2. Treat job searching like a full-time job.
Tailoring your resume and writing a cover letter for each job you’re interested in takes time.
“Finding a job is a full-time job,” said Army veteran Maureen Elias. “Treat it as such. Set aside dedicated time for the work it takes — writing thank you notes, searching online, making calls, and networking. Keep a spreadsheet of contacts and follow up.”
Go to job fairs and do your research, she added. Be ready to give recruiters your resume and elevator pitch, and prepare for possible interviews.
“Enlist the aid of a mentor or multiple mentors,” she said. “I call mine my personal board of advisors. They can help you realize what you want to do, prepare you for the journey and support you as you begin the work.”
3. Start early.
“Start planning a year out,” said Bridget Altenburg, a former Army captain who runs the Chicago-based nonprofit National Able Network that helps veterans and others find employment.

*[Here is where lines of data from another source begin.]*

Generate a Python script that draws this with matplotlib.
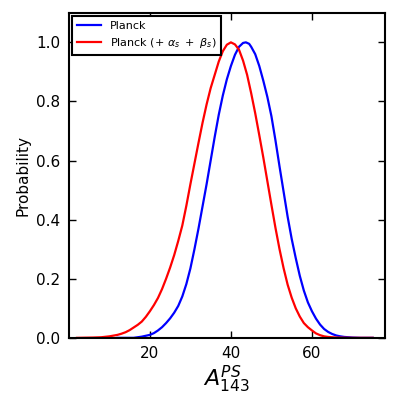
import matplotlib
matplotlib.use("Agg")
import matplotlib.pyplot as plt

planck_x = [12, 16, 17, 18, 19, 20, 21, 22, 23, 24, 25, 26, 27, 28, 29, 30, 31, 32, 33,
            34, 35, 36, 37, 38, 39, 40, 41, 42, 43, 43.7, 44.5, 45, 46, 47, 48, 49, 50,
            51, 52, 53, 54, 55, 56, 57, 58, 59, 60, 61, 62, 63, 64, 65, 66, 67, 68,
            70, 72, 75]
planck_y = [0.0, 0.0, 0.002, 0.004, 0.007, 0.010, 0.016, 0.025, 0.036, 0.050, 0.066,
            0.085, 0.108, 0.140, 0.182, 0.235, 0.300, 0.370, 0.445, 0.520, 0.600, 0.680,
            0.755, 0.820, 0.875, 0.920, 0.958, 0.985, 0.998, 1.0, 0.995, 0.985, 0.960,
            0.920, 0.870, 0.815, 0.750, 0.668, 0.580, 0.495, 0.410, 0.335, 0.270, 0.210,
            0.160, 0.120, 0.090, 0.065, 0.045, 0.030, 0.020, 0.013, 0.008, 0.005, 0.003,
            0.001, 0.0, 0.0]

ext_x = [2, 6, 8, 10, 12, 13, 14, 15, 16, 17, 18, 19, 20, 21, 22, 23, 24, 25, 26, 27,
         28, 29, 30, 31, 32, 33, 34, 35, 36, 37, 38, 39, 40, 41, 42, 43, 44, 45, 46,
         47, 48, 49, 50, 51, 52, 53, 54, 55, 56, 57, 58, 59, 60, 61, 62, 63, 64, 66,
         70, 75]
ext_y = [0.0, 0.001, 0.002, 0.005, 0.010, 0.014, 0.019, 0.026, 0.035, 0.044, 0.055,
         0.071, 0.090, 0.111, 0.135, 0.165, 0.200, 0.238, 0.280, 0.328, 0.380, 0.447,
         0.520, 0.590, 0.660, 0.728, 0.790, 0.845, 0.890, 0.935, 0.970, 0.992, 1.0,
         0.993, 0.975, 0.938, 0.890, 0.828, 0.760, 0.686, 0.610, 0.530, 0.450, 0.372,
         0.300, 0.236, 0.180, 0.136, 0.100, 0.072, 0.050, 0.036, 0.025, 0.015, 0.009,
         0.005, 0.003, 0.001, 0.0, 0.0]

labels = ["Planck", r"Planck $(+\ \alpha_s\ +\ \beta_s)$"]
xticks = [20, 40, 60]
yticks = [0.0, 0.2, 0.4, 0.6, 0.8, 1.0]

fig = plt.figure(figsize=(3.98, 4.13), dpi=100)
ax = fig.add_axes([0.173, 0.182, 0.794, 0.787])
ax.plot(planck_x, planck_y, color="blue", lw=1.6, label=labels[0])
ax.plot(ext_x, ext_y, color="red", lw=1.6, label=labels[1])
ax.set_xlim(0, 78)
ax.set_ylim(0, 1.1)
ax.set_xticks(xticks)
ax.set_yticks(yticks)
ax.set_yticklabels([f"{v:.1f}" for v in yticks])
ax.tick_params(direction="in", length=5, width=1, top=True, right=True, labelsize=11, pad=6)
for s in ax.spines.values():
    s.set_linewidth(1.5)
ax.set_xlabel(r"$A_{143}^{PS}$", fontsize=16, labelpad=2)
ax.set_ylabel("Probability", fontsize=11)
leg = ax.legend(loc="upper left", fontsize=8, fancybox=False, framealpha=1,
                borderaxespad=0.3, handlelength=2.2)
leg.get_frame().set_edgecolor("black")
leg.get_frame().set_linewidth(1.5)
fig.savefig("out.png", dpi=100)
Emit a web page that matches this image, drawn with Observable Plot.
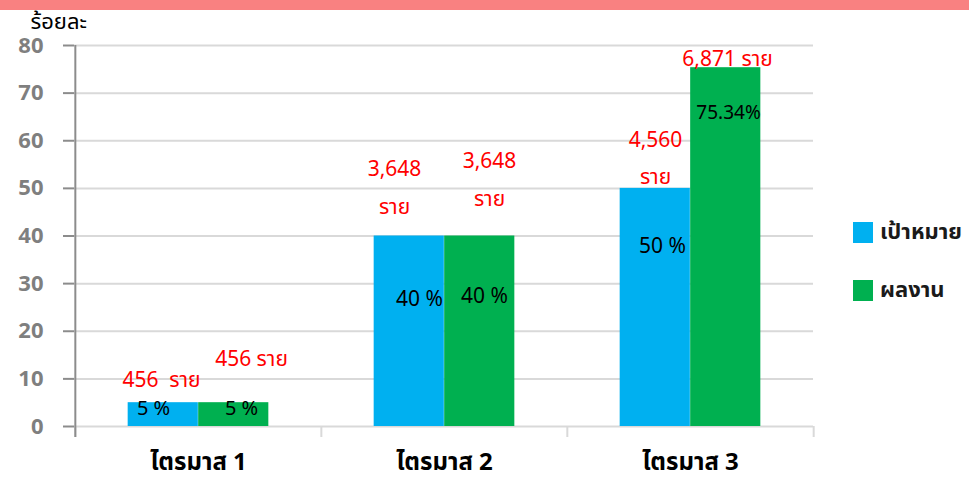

You don’t need to have everything nailed down before you get out, she said, but start figuring out where you’re going to live, what school you might attend and what jobs or industries you’re interested in. She recommends using resources, such as the Labor Department’s My Next Move website, to help you figure out what you want to do next.
4. Start networking … yesterday.
“I’d advise those that are still in the military to make as many connections as possible,” Horneck said.
“Do it before you are unemployed. Develop a career passion and do everything you can to get your foot in the door — be it education, face-to-face meetings with people already in the field, online communities, friend-of-a-friend’s-dad’s-cousin interactions, etc.”
After Horneck separated from the military in 2015, it took nearly two years for him to find a civilian job that matched his skills. He now works at a Denver-based consulting firm supporting crisis response and emergency preparedness training, a position he got based on a referral from an Army friend, he said. She, too, had joined the company based on a referral from another employee.
“Had I not kept up with a connection I never imagined would give me a career, I may still be on the job hunt,” he said.
Most jobs are gotten this way — through networking versus blindly applying for jobs, Altenburg said.
“There’s a hidden job search that’s hard to tap into if you just wait to apply for job postings,” she said. “Figure out where you want to work, see who you know, and ask them to connect you to a decision maker.”
Altenburg said the best time to start making connections is yesterday.
“Whenever you meet someone professionally, connect to them on LinkedIn and via email,” she said. “Keep a list of who you know by location and industry so you can ask them to help you network. Join alumni and interest groups, and don’t be shy about asking for help.”
5. Take time for yourself — and others.
“Here is what I would tell someone who is getting out of the service: Take a proactive break,” said Alberto Lopez, a Marine Corps veteran who separated in 2007.
This means taking time to “recover” from service, but in a way that will benefit you in the future, he said. For some, this could mean physically relaxing. For him, it meant volunteering.
“Volunteering allowed me to regroup from my service while researching and developing a plan for my future,” he said.
And it also looked good on a resume, filling in gaps that may have otherwise been red flags and demonstrating a passion for serving others, he said. Now, Lopez is the founder of Phenix Legacy, a nonprofit organization in Illinois that serves members of the military community and first responders.
Elias said it’s also important to remember to take time for self-care during the job searching process.
“Being told no is hard on the self-esteem,” she said.
6. Don’t give up.
As you search for a job, remember that many a resume you send will go into oblivion, and you’ll never receive a response.
“For every military transition poster child, there are 1,000 empty inboxes, waiting for even a rejection email,” Horneck said.
For 95 percent of the jobs he applied for, Horneck heard nothing.
Hilt had a similar experience. He applied to hundreds of jobs and never heard back.